When a reporter asked Donald Trump about the Rededicate 250 prayer rally last week, the president offered what he seemed to think was a compliment to the faithful. "When you have strong religion, you have less crime," he said. "It's like, 'Gee, I want to go to heaven, so I'm not going to do this or that.' Who knows."
Who knows, indeed.
Setting the sociology aside for a moment, what's theologically revealing about the president’s statement is just how clearly it exposes what religion is supposed to do in the imagination of the same man 80% of White evangelicals have crowned as their champion.
On this account, religion keeps people in line by being useful to the state in roughly the same way a good police force is useful to the state: cheaper, maybe, and it works on the conscience rather than the body, but the function is pretty much the same: Keep the troublemakers in line.
This isn't some new-fangled idea, either. The Romans called it religio, which was the duct tape that held society together. Constantine figured out you could harness Christianity for that very purpose. And every authoritarian government since has understood that a compliant religious community is an asset.
But what I find shocking is how little resistance the evangelical world has shown to this rather unflattering framing. And I think the cost of that pliability is worth considering. I have real questions; I’m not just trying to score points.
Because somewhere along the way, a significant part of American evangelicalism made a questionable deal: Political access and cultural visibility in exchange for unquestioning religious approval.
To be fair, the deal seemed reasonable at the time. I mean, if you're at the table, you get a say in the menu, right? If you have your people strategically placed in the right offices, your values get enacted.
Except that’s not quite what happened, is it?
What happened is that the right words were spoken, the right symbolic bills were passed, and the right prayer rallies were staged until the evangelical vote became almost automatic for one political coalition.

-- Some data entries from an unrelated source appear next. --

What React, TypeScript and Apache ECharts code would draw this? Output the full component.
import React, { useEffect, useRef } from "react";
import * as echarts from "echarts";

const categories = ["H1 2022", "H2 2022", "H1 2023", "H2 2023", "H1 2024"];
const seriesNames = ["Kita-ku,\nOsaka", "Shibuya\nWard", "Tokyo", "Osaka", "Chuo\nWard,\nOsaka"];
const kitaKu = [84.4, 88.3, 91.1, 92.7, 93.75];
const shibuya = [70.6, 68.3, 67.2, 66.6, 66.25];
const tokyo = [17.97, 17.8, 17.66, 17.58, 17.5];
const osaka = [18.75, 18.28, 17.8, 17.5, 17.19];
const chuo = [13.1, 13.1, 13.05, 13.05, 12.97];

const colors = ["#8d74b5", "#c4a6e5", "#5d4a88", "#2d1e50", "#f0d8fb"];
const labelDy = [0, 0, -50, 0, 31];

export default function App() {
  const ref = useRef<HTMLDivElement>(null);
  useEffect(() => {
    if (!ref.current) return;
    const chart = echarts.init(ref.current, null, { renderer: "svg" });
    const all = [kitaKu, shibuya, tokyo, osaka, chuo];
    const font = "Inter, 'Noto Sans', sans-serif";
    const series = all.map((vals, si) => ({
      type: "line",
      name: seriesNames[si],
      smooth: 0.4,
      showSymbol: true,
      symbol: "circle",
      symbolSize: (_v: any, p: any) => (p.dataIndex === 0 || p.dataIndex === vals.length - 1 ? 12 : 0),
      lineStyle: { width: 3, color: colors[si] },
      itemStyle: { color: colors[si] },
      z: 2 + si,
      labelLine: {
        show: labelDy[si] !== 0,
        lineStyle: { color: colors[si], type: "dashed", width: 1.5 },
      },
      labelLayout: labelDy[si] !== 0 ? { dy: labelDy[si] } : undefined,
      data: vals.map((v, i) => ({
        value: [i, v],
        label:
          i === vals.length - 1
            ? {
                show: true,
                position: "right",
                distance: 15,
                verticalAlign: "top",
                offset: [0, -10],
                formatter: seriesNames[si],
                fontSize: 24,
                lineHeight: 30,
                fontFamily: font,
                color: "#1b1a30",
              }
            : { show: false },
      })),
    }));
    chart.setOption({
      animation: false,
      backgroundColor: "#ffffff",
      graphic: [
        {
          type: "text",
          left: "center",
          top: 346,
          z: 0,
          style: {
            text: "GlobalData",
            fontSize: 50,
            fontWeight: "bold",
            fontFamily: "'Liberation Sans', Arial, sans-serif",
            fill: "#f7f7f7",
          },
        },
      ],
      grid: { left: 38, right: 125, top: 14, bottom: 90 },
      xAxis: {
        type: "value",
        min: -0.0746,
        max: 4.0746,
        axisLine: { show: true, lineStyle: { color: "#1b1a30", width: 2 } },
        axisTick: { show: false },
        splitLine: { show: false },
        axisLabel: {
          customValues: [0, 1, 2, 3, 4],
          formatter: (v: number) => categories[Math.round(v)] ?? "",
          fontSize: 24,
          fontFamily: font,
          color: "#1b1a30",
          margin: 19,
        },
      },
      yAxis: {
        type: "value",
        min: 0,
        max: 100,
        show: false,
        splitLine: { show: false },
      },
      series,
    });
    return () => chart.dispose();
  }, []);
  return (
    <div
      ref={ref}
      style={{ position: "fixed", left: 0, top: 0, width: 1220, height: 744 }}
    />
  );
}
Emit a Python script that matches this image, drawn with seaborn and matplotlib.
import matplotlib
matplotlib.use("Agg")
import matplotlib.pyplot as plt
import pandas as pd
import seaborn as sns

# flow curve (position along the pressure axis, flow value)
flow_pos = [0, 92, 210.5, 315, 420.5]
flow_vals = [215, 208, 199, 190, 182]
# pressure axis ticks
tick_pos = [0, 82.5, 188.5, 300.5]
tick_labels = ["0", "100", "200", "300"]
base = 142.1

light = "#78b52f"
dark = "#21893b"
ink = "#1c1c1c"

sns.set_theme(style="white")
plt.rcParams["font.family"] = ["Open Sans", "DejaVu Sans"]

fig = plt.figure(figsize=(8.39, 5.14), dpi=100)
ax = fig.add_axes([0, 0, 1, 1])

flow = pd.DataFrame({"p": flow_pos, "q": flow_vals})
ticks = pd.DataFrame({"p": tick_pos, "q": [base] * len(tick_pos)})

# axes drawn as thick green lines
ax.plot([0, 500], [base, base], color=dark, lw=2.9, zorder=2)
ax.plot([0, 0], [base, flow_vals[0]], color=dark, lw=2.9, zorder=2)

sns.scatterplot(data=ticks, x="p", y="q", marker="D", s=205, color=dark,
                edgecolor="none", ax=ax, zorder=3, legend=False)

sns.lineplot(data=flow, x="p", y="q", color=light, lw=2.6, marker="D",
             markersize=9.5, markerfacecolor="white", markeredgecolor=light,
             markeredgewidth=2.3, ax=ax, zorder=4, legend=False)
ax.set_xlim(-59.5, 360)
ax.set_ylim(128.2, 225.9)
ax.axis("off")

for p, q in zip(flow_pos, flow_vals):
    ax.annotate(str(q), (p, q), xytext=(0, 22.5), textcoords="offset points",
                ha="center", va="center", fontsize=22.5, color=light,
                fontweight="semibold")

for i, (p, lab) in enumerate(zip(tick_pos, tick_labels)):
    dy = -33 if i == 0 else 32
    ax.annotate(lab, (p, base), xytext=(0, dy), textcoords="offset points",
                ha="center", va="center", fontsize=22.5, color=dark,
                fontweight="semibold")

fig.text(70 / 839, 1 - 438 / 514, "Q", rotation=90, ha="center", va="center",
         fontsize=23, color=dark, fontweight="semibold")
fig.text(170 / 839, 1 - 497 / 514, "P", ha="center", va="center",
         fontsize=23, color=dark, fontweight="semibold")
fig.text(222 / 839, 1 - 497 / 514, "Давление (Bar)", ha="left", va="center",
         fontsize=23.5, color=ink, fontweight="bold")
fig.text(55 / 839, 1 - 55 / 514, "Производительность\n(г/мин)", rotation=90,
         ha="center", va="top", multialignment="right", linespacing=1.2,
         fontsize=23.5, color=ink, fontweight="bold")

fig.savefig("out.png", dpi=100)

Less, I think, because the promises were being kept than because the performance was convincing.
And now here we are, watching a president describe faith as a divine deterrent system, and the silence from evangelical leadership is an indictment.

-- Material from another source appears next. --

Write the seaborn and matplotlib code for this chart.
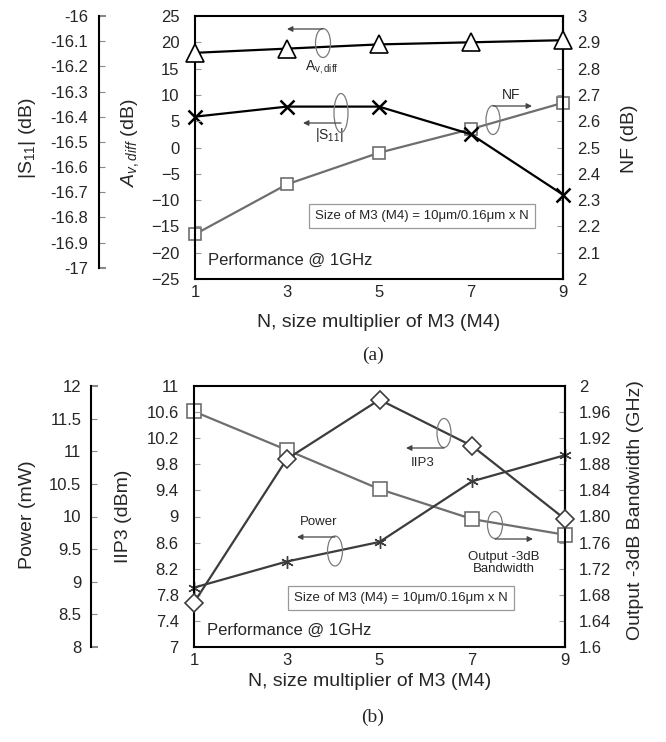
import matplotlib
matplotlib.use("Agg")
import matplotlib.pyplot as plt
from matplotlib.patches import Ellipse
import seaborn as sns

# ---------------- data ----------------
N = [1, 3, 5, 7, 9]
x_ticks = [1, 3, 5, 7, 9]

# (a)
av_diff = [18.0, 18.8, 19.6, 20.0, 20.4]          # dB, left axis
s11 = [-16.40, -16.36, -16.36, -16.47, -16.71]    # dB, outer left axis
nf = [2.17, 2.36, 2.48, 2.57, 2.67]               # dB, right axis

av_ticks = [-25, -20, -15, -10, -5, 0, 5, 10, 15, 20, 25]
s11_ticks = [-17, -16.9, -16.8, -16.7, -16.6, -16.5, -16.4, -16.3, -16.2, -16.1, -16]
s11_labels = ["-17", "-16.9", "-16.8", "-16.7", "-16.6", "-16.5", "-16.4", "-16.3", "-16.2", "-16.1", "-16"]
nf_ticks = [2, 2.1, 2.2, 2.3, 2.4, 2.5, 2.6, 2.7, 2.8, 2.9, 3]
nf_labels = ["2", "2.1", "2.2", "2.3", "2.4", "2.5", "2.6", "2.7", "2.8", "2.9", "3"]

# (b)
iip3 = [7.68, 9.88, 10.79, 10.08, 8.96]           # dBm, left axis
bandwidth = [1.961, 1.902, 1.842, 1.796, 1.772]   # GHz, right axis
power = [8.91, 9.31, 9.61, 10.54, 10.94]          # mW, outer left axis

iip3_ticks = [7, 7.4, 7.8, 8.2, 8.6, 9, 9.4, 9.8, 10.2, 10.6, 11]
iip3_labels = ["7", "7.4", "7.8", "8.2", "8.6", "9", "9.4", "9.8", "10.2", "10.6", "11"]
bw_ticks = [1.6, 1.64, 1.68, 1.72, 1.76, 1.80, 1.84, 1.88, 1.92, 1.96, 2.0]
bw_labels = ["1.6", "1.64", "1.68", "1.72", "1.76", "1.80", "1.84", "1.88", "1.92", "1.96", "2"]
pw_ticks = [8, 8.5, 9, 9.5, 10, 10.5, 11, 11.5, 12]
pw_labels = ["8", "8.5", "9", "9.5", "10", "10.5", "11", "11.5", "12"]

# ---------------- style ----------------
sns.set_style("white")
plt.rcParams["font.family"] = ["Liberation Sans", "DejaVu Sans"]
plt.rcParams["mathtext.fontset"] = "custom"
plt.rcParams["mathtext.rm"] = "Liberation Sans"
plt.rcParams["mathtext.it"] = "Liberation Sans:italic"
plt.rcParams["mathtext.bf"] = "Liberation Sans:bold"

W, H = 666, 742
fig = plt.figure(figsize=(W / 100, H / 100), dpi=100)
fig.patch.set_facecolor("white")
PT = 72 / 100  # points per pixel


def P(x, y):
    return (x / W, 1 - y / H)


TICK_C = "#999999"
GRAY = "#6e6e6e"
DARK = "#3c3c3c"
TL = 12


def style_main(ax):
    for s in ax.spines.values():
        s.set_color("black")
        s.set_linewidth(1.5)
        s.set_visible(True)
    ax.set_xlim(1, 9)
    ax.set_xticks(x_ticks)
    ax.tick_params(axis="x", direction="in", length=4, color=TICK_C, width=0.8,
                   labelsize=TL, pad=4, top=False)
    ax.tick_params(axis="y", direction="in", length=4, color=TICK_C, width=0.8,
                   labelsize=TL, pad=11, right=False)
    ax.grid(False)


def style_right(axr, pad):
    for k in ["left", "top", "bottom"]:
        axr.spines[k].set_visible(False)
    axr.spines["right"].set_color("black")
    axr.spines["right"].set_linewidth(1.5)
    axr.tick_params(axis="y", direction="in", length=4, color=TICK_C, width=0.8,
                    labelsize=TL, pad=pad)
    axr.grid(False)


def style_outer(axo, offset_px, pad):
    axo.patch.set_visible(False)
    for k in ["right", "top", "bottom"]:
        axo.spines[k].set_visible(False)
    axo.yaxis.tick_left()
    axo.yaxis.set_label_position("left")
    axo.spines["left"].set_visible(True)
    axo.spines["left"].set_position(("outward", offset_px * PT))
    axo.spines["left"].set_color("black")
    axo.spines["left"].set_linewidth(1.5)
    axo.tick_params(axis="y", direction="in", length=4, color="#888888", width=0.8,
                    labelsize=TL, pad=pad, left=True, right=False)
    axo.grid(False)


def end_caps(axo):
    ticks = axo.yaxis.get_major_ticks()
    for t in (ticks[0], ticks[-1]):
        t.tick1line.set_color("black")
        t.tick1line.set_markeredgewidth(1.5)
        t.tick1line.set_markersize(5)


# =============== (a) ===============
ax1 = fig.add_axes([195 / W, 1 - 279 / H, 368 / W, 263 / H])
ax1r = ax1.twinx()
ax1s = ax1.twinx()

style_main(ax1)
ax1.set_ylim(-25, 25)
ax1.set_yticks(av_ticks)

style_right(ax1r, 10)
ax1r.set_ylim(2, 3)
ax1r.set_yticks(nf_ticks)
ax1r.set_yticklabels(nf_labels)

style_outer(ax1s, 96, 8)
ax1s.set_ylim(-17.045, -16.0)
ax1s.set_yticks(s11_ticks)
ax1s.set_yticklabels(s11_labels)
ax1s.spines["left"].set_bounds(-17, -16)
end_caps(ax1s)

sns.lineplot(x=N, y=nf, ax=ax1r, color=GRAY, lw=1.6, marker="s", markersize=9,
             markerfacecolor="white", markeredgecolor=GRAY, markeredgewidth=1.2,
             legend=False, clip_on=False, zorder=3)
sns.lineplot(x=N, y=s11, ax=ax1s, color="black", lw=1.6, marker="x", markersize=10,
             markeredgecolor="black", markeredgewidth=1.8, legend=False,
             clip_on=False, zorder=4)
sns.lineplot(x=N, y=av_diff, ax=ax1, color="black", lw=1.6, marker="^", markersize=13,
             markerfacecolor="white", markeredgecolor="black", markeredgewidth=1.2,
             legend=False, clip_on=False, zorder=5)
ax1.set_zorder(ax1s.get_zorder() + 1)
ax1.patch.set_visible(False)

ax1.set_xlabel("N, size multiplier of M3 (M4)", fontsize=14)
ax1.xaxis.set_label_coords((379 - 195) / 368, 1 - (322 - 16) / 263)
ax1.xaxis.label.set_va("center")
ax1.set_ylabel("$A_{v,diff}$ (dB)", fontsize=14, va="center")
ax1.yaxis.set_label_coords((130 - 195) / 368, 0.52)
ax1r.set_ylabel("NF (dB)", fontsize=14, va="center", rotation=90)
ax1r.yaxis.set_label_coords((630 - 195) / 368, 0.535)
ax1s.set_ylabel("|S$_{11}$| (dB)", fontsize=14, va="center")
ax1s.yaxis.set_label_coords((27 - 195) / 368, 0.535)

# =============== (b) ===============
ax2 = fig.add_axes([194 / W, 1 - 647 / H, 371 / W, 261 / H])
ax2r = ax2.twinx()
ax2p = ax2.twinx()

style_main(ax2)
ax2.set_ylim(7, 11)
ax2.set_yticks(iip3_ticks)
ax2.set_yticklabels(iip3_labels)

style_right(ax2r, 10)
ax2r.set_ylim(1.6, 2.0)
ax2r.set_yticks(bw_ticks)
ax2r.set_yticklabels(bw_labels)

style_outer(ax2p, 103, 7)
ax2p.set_ylim(8, 12)
ax2p.set_yticks(pw_ticks)
ax2p.set_yticklabels(pw_labels)
end_caps(ax2p)

sns.lineplot(x=N, y=bandwidth, ax=ax2r, color=GRAY, lw=1.6, marker="s", markersize=10,
             markerfacecolor="white", markeredgecolor=GRAY, markeredgewidth=1.2,
             legend=False, clip_on=False, zorder=3)
sns.lineplot(x=N, y=power, ax=ax2p, color=DARK, lw=1.6, marker=(6, 2, 0), markersize=9,
             markeredgecolor=DARK, markeredgewidth=1.0, legend=False,
             clip_on=False, zorder=4)
sns.lineplot(x=N, y=iip3, ax=ax2, color=DARK, lw=1.6, marker="D", markersize=9,
             markerfacecolor="white", markeredgecolor=DARK, markeredgewidth=1.2,
             legend=False, clip_on=False, zorder=5)
ax2.set_zorder(ax2p.get_zorder() + 1)
ax2.patch.set_visible(False)

ax2.set_xlabel("N, size multiplier of M3 (M4)", fontsize=14)
ax2.xaxis.set_label_coords((370 - 194) / 371, 1 - (682 - 386) / 261)
ax2.xaxis.label.set_va("center")
ax2.set_ylabel("IIP3 (dBm)", fontsize=14, va="center")
ax2.yaxis.set_label_coords((123 - 194) / 371, 0.5)
ax2r.set_ylabel("Output -3dB Bandwidth (GHz)", fontsize=14, va="center", rotation=90)
ax2r.yaxis.set_label_coords((635 - 194) / 371, 0.525)
ax2p.set_ylabel("Power (mW)", fontsize=14, va="center")
ax2p.yaxis.set_label_coords((27 - 194) / 371, 0.506)

# =============== annotations ===============
ANN = "#7a7a7a"


def ellipse(cx, cy, w, h):
    e = Ellipse(P(cx, cy), w / W, h / H, transform=fig.transFigure, fill=False,
                ec=ANN, lw=0.9, zorder=10)
    fig.add_artist(e)


def arrow(x1, x2, y):
    fig.add_artist(matplotlib.patches.FancyArrowPatch(
        P(x1, y), P(x2, y), transform=fig.transFigure, arrowstyle="-|>",
        mutation_scale=8, color="#444444", lw=0.9, shrinkA=0, shrinkB=0, zorder=10))


def label(x, y, s, size=9.5, **kw):
    fig.text(x / W, 1 - y / H, s, fontsize=size, ha="center", va="center", **kw)


# (a)
ellipse(323, 43, 15, 29)
arrow(323, 287, 29)
label(322, 67, "A$_{\\mathrm{v,diff}}$", size=10)
ellipse(341, 113, 14, 39)
arrow(341, 303, 123)
label(329, 135, "|S$_{11}$|", size=10)
ellipse(493, 120, 14, 29)
arrow(493, 532, 106)
label(511, 95, "NF", size=10)
fig.text(422 / W, 1 - 216 / H, "Size of M3 (M4) = 10μm/0.16μm x N", fontsize=9.5,
         ha="center", va="center",
         bbox=dict(boxstyle="square,pad=0.45", fc="white", ec="#999999", lw=0.9))
fig.text(208 / W, 1 - 260 / H, "Performance @ 1GHz", fontsize=12, ha="left", va="center")

# (b)
ellipse(444, 433, 14, 29)
arrow(444, 406, 448)
label(423, 463, "IIP3")
ellipse(335, 551, 15, 30)
arrow(335, 297, 537)
label(319, 522, "Power")
ellipse(495, 525, 15, 27)
arrow(495, 533, 539)
label(504, 563, "Output -3dB\nBandwidth", linespacing=1.1)
fig.text(401 / W, 1 - 598 / H, "Size of M3 (M4) = 10μm/0.16μm x N", fontsize=9.5,
         ha="center", va="center",
         bbox=dict(boxstyle="square,pad=0.45", fc="white", ec="#999999", lw=0.9))
fig.text(207 / W, 1 - 630 / H, "Performance @ 1GHz", fontsize=12, ha="left", va="center")

# captions
fig.text(373 / W, 1 - 355 / H, "(a)", fontsize=14, ha="center", va="center",
         family=["Liberation Serif", "DejaVu Serif"])
fig.text(373 / W, 1 - 717 / H, "(b)", fontsize=14, ha="center", va="center",
         family=["Liberation Serif", "DejaVu Serif"])

fig.savefig("out.png", dpi=100, facecolor="white")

Fine. Progressive Christians aren’t immune to this temptation, either. We know how to confuse access with faithfulness, too. But Trump’s little “who knows” does something especially revealing: it exposes religion as empire prefers it as useful and manageable. It’s better for Caesar if the Jesus of the Gospels stays as far away from civil religion as possible.
Trump's throwaway "who knows" is worth shining a bit more light on. It's the kind of comment that comes from someone peeking in on religion from the outside, calculating its usefulness.
And, if we’re honest, we know that recognizing the image of God in the stranger, the prisoner, the hungry, and the despised, for example, doesn't compute under empire's efficient cost/benefit analysis.
The real question posed to religion in this utilitarian calculation is: Does it keep people in line?
And that leaves the church with a question it can't outsource to a campaign consultant or smooth over with another prayer rally.
Question: When the people who invoke your faith most loudly and most publicly treat it primarily as a management tool, what does faithfulness actually look like?
I think it looks like remembering that Jesus wasn't executed for pacifying the masses and making the herd easier to control.
Jesus was executed for announcing a new realm that exposed every other political realm as provisional and afraid. He forgave sins the authorities sought to control and touched people they wanted quarantined. He healed those the empire considered irredeemable. And if we want to be faithful to the path he pointed us down, that’s what our lives should look like.
Think about it: What would it look like to be part of a community that refuses to sing from Caesar's hymnbook while the doors get locked on people looking to find a merciful Jesus?
Because the point of following Jesus was never to become easier to manage, but to become harder to buy.